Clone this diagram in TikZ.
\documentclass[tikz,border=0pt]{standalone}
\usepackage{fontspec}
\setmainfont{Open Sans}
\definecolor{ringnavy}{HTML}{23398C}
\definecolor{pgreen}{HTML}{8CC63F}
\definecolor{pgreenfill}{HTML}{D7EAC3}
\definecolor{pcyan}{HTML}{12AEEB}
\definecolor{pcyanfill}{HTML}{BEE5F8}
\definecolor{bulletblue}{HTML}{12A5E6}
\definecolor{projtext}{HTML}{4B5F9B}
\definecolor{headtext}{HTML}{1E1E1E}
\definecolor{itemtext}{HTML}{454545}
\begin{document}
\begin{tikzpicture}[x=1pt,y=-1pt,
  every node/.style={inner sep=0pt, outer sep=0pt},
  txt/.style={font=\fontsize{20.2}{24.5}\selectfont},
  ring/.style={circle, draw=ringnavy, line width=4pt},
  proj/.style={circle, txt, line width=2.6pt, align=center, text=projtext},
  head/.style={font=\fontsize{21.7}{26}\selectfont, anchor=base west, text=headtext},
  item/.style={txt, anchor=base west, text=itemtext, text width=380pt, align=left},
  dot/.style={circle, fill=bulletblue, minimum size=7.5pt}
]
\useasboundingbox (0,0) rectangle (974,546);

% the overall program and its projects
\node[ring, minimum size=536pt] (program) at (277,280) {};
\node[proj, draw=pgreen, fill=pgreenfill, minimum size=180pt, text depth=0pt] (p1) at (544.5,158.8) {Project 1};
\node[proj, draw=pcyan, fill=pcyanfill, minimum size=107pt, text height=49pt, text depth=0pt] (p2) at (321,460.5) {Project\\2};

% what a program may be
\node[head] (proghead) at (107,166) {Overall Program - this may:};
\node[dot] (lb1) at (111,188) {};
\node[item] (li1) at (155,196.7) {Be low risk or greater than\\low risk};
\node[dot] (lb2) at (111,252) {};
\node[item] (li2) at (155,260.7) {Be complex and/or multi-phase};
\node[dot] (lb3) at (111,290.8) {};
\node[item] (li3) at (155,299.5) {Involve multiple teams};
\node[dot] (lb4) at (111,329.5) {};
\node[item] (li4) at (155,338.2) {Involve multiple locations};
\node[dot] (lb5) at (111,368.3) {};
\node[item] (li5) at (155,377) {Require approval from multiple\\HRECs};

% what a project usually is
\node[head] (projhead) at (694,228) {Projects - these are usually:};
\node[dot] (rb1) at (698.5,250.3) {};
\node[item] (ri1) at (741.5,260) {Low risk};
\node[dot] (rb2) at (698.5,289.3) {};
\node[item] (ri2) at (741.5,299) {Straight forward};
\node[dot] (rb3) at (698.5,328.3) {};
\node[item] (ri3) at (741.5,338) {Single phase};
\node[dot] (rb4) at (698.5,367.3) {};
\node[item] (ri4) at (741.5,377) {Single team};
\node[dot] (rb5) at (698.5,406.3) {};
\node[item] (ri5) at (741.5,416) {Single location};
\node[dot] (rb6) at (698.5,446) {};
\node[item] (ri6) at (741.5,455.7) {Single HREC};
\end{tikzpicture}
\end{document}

-*-

Extract every line above exactly as it stands.

Clone this diagram in TikZ.
\documentclass[tikz,border=0pt]{standalone}
\usepackage{fontspec}
\setmainfont{Open Sans}
\definecolor{ringnavy}{HTML}{23398C}
\definecolor{pgreen}{HTML}{8CC63F}
\definecolor{pgreenfill}{HTML}{D7EAC3}
\definecolor{pcyan}{HTML}{12AEEB}
\definecolor{pcyanfill}{HTML}{BEE5F8}
\definecolor{bulletblue}{HTML}{12A5E6}
\definecolor{projtext}{HTML}{4B5F9B}
\definecolor{headtext}{HTML}{1E1E1E}
\definecolor{itemtext}{HTML}{454545}
\begin{document}
\begin{tikzpicture}[x=1pt,y=-1pt,
  every node/.style={inner sep=0pt, outer sep=0pt},
  txt/.style={font=\fontsize{20.2}{24.5}\selectfont},
  ring/.style={circle, draw=ringnavy, line width=4pt},
  proj/.style={circle, txt, line width=2.6pt, align=center, text=projtext},
  head/.style={font=\fontsize{21.7}{26}\selectfont, anchor=base west, text=headtext},
  item/.style={txt, anchor=base west, text=itemtext, text width=380pt, align=left},
  dot/.style={circle, fill=bulletblue, minimum size=7.5pt}
]
\useasboundingbox (0,0) rectangle (974,546);

% the overall program and its projects
\node[ring, minimum size=536pt] (program) at (277,280) {};
\node[proj, draw=pgreen, fill=pgreenfill, minimum size=180pt, text depth=0pt] (p1) at (544.5,158.8) {Project 1};
\node[proj, draw=pcyan, fill=pcyanfill, minimum size=107pt, text height=49pt, text depth=0pt] (p2) at (321,460.5) {Project\\2};

% what a program may be
\node[head] (proghead) at (107,166) {Overall Program - this may:};
\node[dot] (lb1) at (111,188) {};
\node[item] (li1) at (155,196.7) {Be low risk or greater than\\low risk};
\node[dot] (lb2) at (111,252) {};
\node[item] (li2) at (155,260.7) {Be complex and/or multi-phase};
\node[dot] (lb3) at (111,290.8) {};
\node[item] (li3) at (155,299.5) {Involve multiple teams};
\node[dot] (lb4) at (111,329.5) {};
\node[item] (li4) at (155,338.2) {Involve multiple locations};
\node[dot] (lb5) at (111,368.3) {};
\node[item] (li5) at (155,377) {Require approval from multiple\\HRECs};

% what a project usually is
\node[head] (projhead) at (694,228) {Projects - these are usually:};
\node[dot] (rb1) at (698.5,250.3) {};
\node[item] (ri1) at (741.5,260) {Low risk};
\node[dot] (rb2) at (698.5,289.3) {};
\node[item] (ri2) at (741.5,299) {Straight forward};
\node[dot] (rb3) at (698.5,328.3) {};
\node[item] (ri3) at (741.5,338) {Single phase};
\node[dot] (rb4) at (698.5,367.3) {};
\node[item] (ri4) at (741.5,377) {Single team};
\node[dot] (rb5) at (698.5,406.3) {};
\node[item] (ri5) at (741.5,416) {Single location};
\node[dot] (rb6) at (698.5,446) {};
\node[item] (ri6) at (741.5,455.7) {Single HREC};
\end{tikzpicture}
\end{document}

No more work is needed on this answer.